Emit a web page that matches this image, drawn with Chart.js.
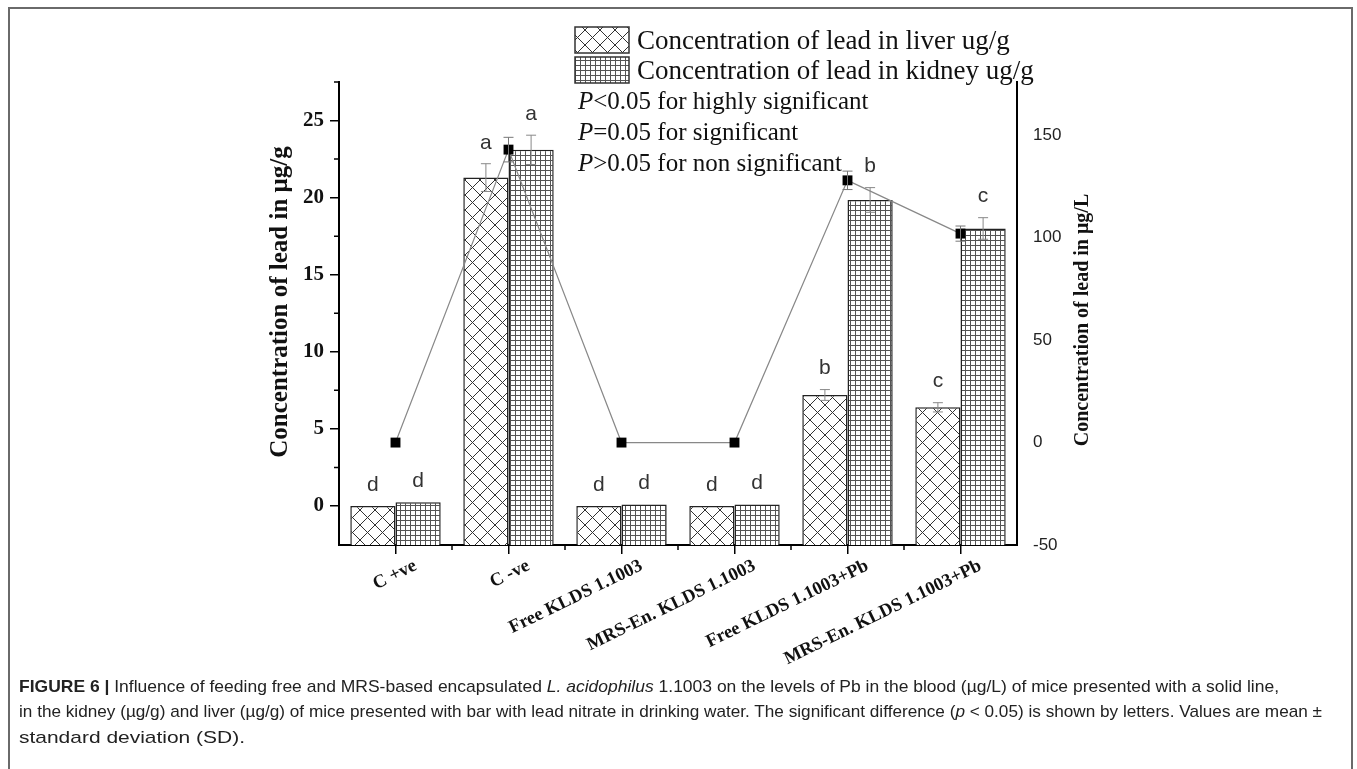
<!DOCTYPE html>
<html>
<head>
<meta charset="utf-8">
<script src="https://cdn.jsdelivr.net/npm/chart.js@4.4.0/dist/chart.umd.min.js"></script>
<style>
    html, body { margin: 0; padding: 0; background: #fff; overflow: hidden; }
    #wrap { position: relative; width: 1357px; height: 769px; }
    #frame { position: absolute; left: 8px; top: 7px; width: 1345px; height: 800px; border: 2px solid #6a6a6a; box-sizing: border-box; }
    #chartBox { position: absolute; left: 0; top: 0; width: 1357px; height: 769px; }
    .cap { position: absolute; left: 19px; white-space: nowrap; font-family: 'Liberation Sans', Arial, sans-serif; font-size: 17px; color: #222; transform-origin: 0 50%; }
    .cap b { font-weight: bold; }
</style>
</head>
<body>
<div id="wrap">
    <div id="frame"></div>
    <div id="chartBox"><canvas id="leadChart" width="1357" height="769"></canvas></div>
    <div class="cap" id="cap1" style="top:677px"><b>FIGURE 6 |</b> Influence of feeding free and MRS-based encapsulated <i>L. acidophilus</i> 1.1003 on the levels of Pb in the blood (µg/L) of mice presented with a solid line,</div>
    <div class="cap" id="cap2" style="top:702px">in the kidney (µg/g) and liver (µg/g) of mice presented with bar with lead nitrate in drinking water. The significant difference (<i>p</i> &lt; 0.05) is shown by letters. Values are mean ±</div>
    <div class="cap" id="cap3" style="top:728px">standard deviation (SD).</div>
</div>
<script>
// groups on the x axis
const categories = ['C +ve', 'C -ve', 'Free KLDS 1.1003', 'MRS-En. KLDS 1.1003', 'Free KLDS 1.1003+Pb', 'MRS-En. KLDS 1.1003+Pb'];

// liver (ug/g), left axis
const liverValues = [0, 21.3, 0, 0, 7.2, 6.4];
const liverErrors = [0, 0.9, 0, 0, 0.35, 0.3];
const liverLetters = ['d', 'a', 'd', 'd', 'b', 'c'];

// kidney (ug/g), left axis
const kidneyValues = [0.25, 23.1, 0.1, 0.1, 19.85, 18.0];
const kidneyErrors = [0, 0.95, 0, 0, 0.8, 0.7];
const kidneyLetters = ['d', 'a', 'd', 'd', 'b', 'c'];

// blood (ug/L), right axis
const bloodValues = [0, 143, 0, 0, 128, 102];
const bloodErrors = [0, 6, 0, 0, 4.5, 3.7];

const leftMin = -2.53, leftMax = 27.5;
const rightMin = -50, rightMax = 176;

const legendLines = ['Concentration of lead in liver ug/g', 'Concentration of lead in kidney ug/g'];
const noteLines = [['P', '<0.05 for highly significant'], ['P', '=0.05 for significant'], ['P', '>0.05 for non significant']];

const serif = "'Liberation Serif', 'Times New Roman', serif";
const sans = "'Liberation Sans', Arial, sans-serif";

function makePattern(kind) {
    const c = document.createElement('canvas');
    const s = kind === 'cross' ? 15 : 5;
    c.width = s; c.height = s;
    const g = c.getContext('2d');
    g.fillStyle = '#fff';
    g.fillRect(0, 0, s, s);
    g.strokeStyle = kind === 'cross' ? '#333' : '#555';
    g.lineWidth = 1;
    g.beginPath();
    if (kind === 'cross') {
        g.moveTo(-1, -1); g.lineTo(s + 1, s + 1);
        g.moveTo(s + 1, -1); g.lineTo(-1, s + 1);
    } else {
        g.moveTo(0.5, 0); g.lineTo(0.5, s);
        g.moveTo(0, 0.5); g.lineTo(s, 0.5);
    }
    g.stroke();
    return g.createPattern(c, 'repeat');
}

const crossPattern = makePattern('cross');
const gridPattern = makePattern('grid');

function drawErrorBar(ctx, x, yTop, yBot, half) {
    ctx.beginPath();
    ctx.moveTo(x, yTop); ctx.lineTo(x, yBot);
    ctx.moveTo(x - half, yTop); ctx.lineTo(x + half, yTop);
    ctx.moveTo(x - half, yBot); ctx.lineTo(x + half, yBot);
    ctx.stroke();
}

const extrasPlugin = {
    id: 'extras',
    afterDatasetsDraw(chart) {
        const ctx = chart.ctx;
        const yL = chart.scales.y, yR = chart.scales.y1;
        ctx.save();
        ctx.strokeStyle = '#888';
        ctx.lineWidth = 1;
        const barSets = [[0, liverValues, liverErrors, liverLetters], [1, kidneyValues, kidneyErrors, kidneyLetters]];
        barSets.forEach(([di, vals, errs, letters]) => {
            const meta = chart.getDatasetMeta(di);
            meta.data.forEach((bar, i) => {
                const top = yL.getPixelForValue(vals[i] + errs[i]);
                if (errs[i] > 0) {
                    drawErrorBar(ctx, bar.x, top, yL.getPixelForValue(vals[i] - errs[i]), 5);
                }
                ctx.fillStyle = '#333';
                ctx.font = '21px ' + sans;
                ctx.textAlign = 'center';
                ctx.textBaseline = 'middle';
                ctx.fillText(letters[i], bar.x, top - 21);
            });
        });
        const lineMeta = chart.getDatasetMeta(2);
        ctx.strokeStyle = '#777';
        lineMeta.data.forEach((pt, i) => {
            if (bloodErrors[i] > 0) {
                drawErrorBar(ctx, pt.x, yR.getPixelForValue(bloodValues[i] + bloodErrors[i]),
                    yR.getPixelForValue(bloodValues[i] - bloodErrors[i]), 5);
            }
        });
        ctx.restore();
    },
    afterDraw(chart) {
        const ctx = chart.ctx;
        const area = chart.chartArea;
        const x = chart.scales.x, yL = chart.scales.y;
        ctx.save();
        // minor ticks
        ctx.strokeStyle = '#000';
        ctx.lineWidth = 1.5;
        ctx.beginPath();
        for (let v = 2.5; v <= leftMax; v += 5) {
            const py = yL.getPixelForValue(v);
            ctx.moveTo(area.left, py); ctx.lineTo(area.left - 5, py);
        }
        for (let i = 1; i < categories.length; i++) {
            const px = (x.getPixelForValue(i - 1) + x.getPixelForValue(i)) / 2;
            ctx.moveTo(px, area.bottom); ctx.lineTo(px, area.bottom + 5);
        }
        ctx.stroke();

        // axis titles
        ctx.fillStyle = '#111';
        ctx.textAlign = 'center';
        ctx.textBaseline = 'middle';
        ctx.save();
        ctx.translate(281, 302);
        ctx.rotate(-Math.PI / 2);
        ctx.font = 'bold 25px ' + serif;
        ctx.fillText('Concentration of lead in μg/g', 0, 0);
        ctx.restore();
        ctx.save();
        ctx.translate(1083, 320);
        ctx.rotate(-Math.PI / 2);
        ctx.font = 'bold 20px ' + serif;
        ctx.fillText('Concentration of lead in μg/L', 0, 0);
        ctx.restore();

        // legend
        const fills = [crossPattern, gridPattern];
        ctx.lineWidth = 1.5;
        ctx.strokeStyle = '#333';
        ctx.textAlign = 'left';
        ctx.textBaseline = 'alphabetic';
        ctx.font = '27px ' + serif;
        legendLines.forEach((txt, i) => {
            const by = 27 + i * 30;
            ctx.fillStyle = fills[i];
            ctx.fillRect(575, by, 54, 26);
            ctx.strokeRect(575, by, 54, 26);
            ctx.fillStyle = '#111';
            ctx.fillText(txt, 637, by + 22);
        });
        noteLines.forEach((parts, i) => {
            const base = 109 + i * 31;
            ctx.font = 'italic 25px ' + serif;
            ctx.fillText(parts[0], 578, base);
            const w = ctx.measureText(parts[0]).width;
            ctx.font = '25px ' + serif;
            ctx.fillText(parts[1], 578 + w, base);
        });
        ctx.restore();
    }
};

Chart.defaults.font.family = serif;
Chart.defaults.color = '#111';

new Chart(document.getElementById('leadChart').getContext('2d'), {
    data: {
        labels: categories,
        datasets: [
            {
                type: 'bar',
                label: 'Concentration of lead in liver ug/g',
                data: liverValues,
                base: leftMin,
                backgroundColor: crossPattern,
                borderColor: '#222',
                borderWidth: 1.5,
                categoryPercentage: 0.8,
                barPercentage: 1.0,
                yAxisID: 'y',
                order: 2
            },
            {
                type: 'bar',
                label: 'Concentration of lead in kidney ug/g',
                data: kidneyValues,
                base: leftMin,
                backgroundColor: gridPattern,
                borderColor: '#222',
                borderWidth: 1.5,
                categoryPercentage: 0.8,
                barPercentage: 1.0,
                yAxisID: 'y',
                order: 2
            },
            {
                type: 'line',
                label: 'Blood',
                data: bloodValues,
                yAxisID: 'y1',
                borderColor: '#888',
                borderWidth: 1.2,
                tension: 0,
                pointStyle: 'rect',
                pointRadius: 7,
                pointBackgroundColor: '#000',
                pointBorderColor: '#000',
                pointBorderWidth: 0,
                order: 1
            }
        ]
    },
    options: {
        responsive: false,
        animation: false,
        layout: { padding: { top: 82, left: 0, right: 0, bottom: 0 } },
        plugins: {
            legend: { display: false },
            tooltip: { enabled: false }
        },
        scales: {
            x: {
                type: 'category',
                offset: true,
                grid: { display: true, offset: false, drawOnChartArea: false, drawTicks: true, tickLength: 9, color: '#000', lineWidth: 1.5 },
                border: { display: true, color: '#000', width: 2 },
                ticks: {
                    autoSkip: false,
                    minRotation: 26,
                    maxRotation: 26,
                    labelOffset: 20,
                    padding: 1,
                    color: '#111',
                    font: { family: serif, size: 18.5, weight: 'bold' }
                },
                afterFit(scale) { scale.height = 769 - 545; }
            },
            y: {
                position: 'left',
                min: leftMin,
                max: leftMax,
                grid: { display: true, drawOnChartArea: false, drawTicks: true, tickLength: 9, color: '#000', lineWidth: 1.5 },
                border: { display: true, color: '#000', width: 2 },
                ticks: {
                    stepSize: 5,
                    includeBounds: false,
                    padding: 6,
                    color: '#111',
                    font: { family: serif, size: 21, weight: 'bold' }
                },
                afterFit(scale) { scale.width = 339; }
            },
            y1: {
                position: 'right',
                min: rightMin,
                max: rightMax,
                grid: { display: false, drawOnChartArea: false, drawTicks: false },
                border: { display: true, color: '#000', width: 2 },
                ticks: {
                    stepSize: 50,
                    includeBounds: false,
                    padding: 16,
                    color: '#222',
                    font: { family: sans, size: 17 }
                },
                afterFit(scale) { scale.width = 1357 - 1017; }
            }
        }
    },
    plugins: [extrasPlugin]
});

// squeeze the caption lines to the widths seen in the figure
const capWidths = { cap1: 1260, cap2: 1303, cap3: 226 };
Object.keys(capWidths).forEach(id => {
    const el = document.getElementById(id);
    const w = el.getBoundingClientRect().width;
    el.style.transform = 'scaleX(' + (capWidths[id] / w) + ')';
});
</script>
</body>
</html>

|---|

Given task: Your task is to restate word for word the lines from the top of the data to the line containing "const categories = ['C", both ends included, with every picture left out.

Full answer:
Emit a web page that matches this image, drawn with Chart.js.
<!DOCTYPE html>
<html>
<head>
<meta charset="utf-8">
<script src="https://cdn.jsdelivr.net/npm/chart.js@4.4.0/dist/chart.umd.min.js"></script>
<style>
    html, body { margin: 0; padding: 0; background: #fff; overflow: hidden; }
    #wrap { position: relative; width: 1357px; height: 769px; }
    #frame { position: absolute; left: 8px; top: 7px; width: 1345px; height: 800px; border: 2px solid #6a6a6a; box-sizing: border-box; }
    #chartBox { position: absolute; left: 0; top: 0; width: 1357px; height: 769px; }
    .cap { position: absolute; left: 19px; white-space: nowrap; font-family: 'Liberation Sans', Arial, sans-serif; font-size: 17px; color: #222; transform-origin: 0 50%; }
    .cap b { font-weight: bold; }
</style>
</head>
<body>
<div id="wrap">
    <div id="frame"></div>
    <div id="chartBox"><canvas id="leadChart" width="1357" height="769"></canvas></div>
    <div class="cap" id="cap1" style="top:677px"><b>FIGURE 6 |</b> Influence of feeding free and MRS-based encapsulated <i>L. acidophilus</i> 1.1003 on the levels of Pb in the blood (µg/L) of mice presented with a solid line,</div>
    <div class="cap" id="cap2" style="top:702px">in the kidney (µg/g) and liver (µg/g) of mice presented with bar with lead nitrate in drinking water. The significant difference (<i>p</i> &lt; 0.05) is shown by letters. Values are mean ±</div>
    <div class="cap" id="cap3" style="top:728px">standard deviation (SD).</div>
</div>
<script>
// groups on the x axis
const categories = ['C +ve', 'C -ve', 'Free KLDS 1.1003', 'MRS-En. KLDS 1.1003', 'Free KLDS 1.1003+Pb', 'MRS-En. KLDS 1.1003+Pb'];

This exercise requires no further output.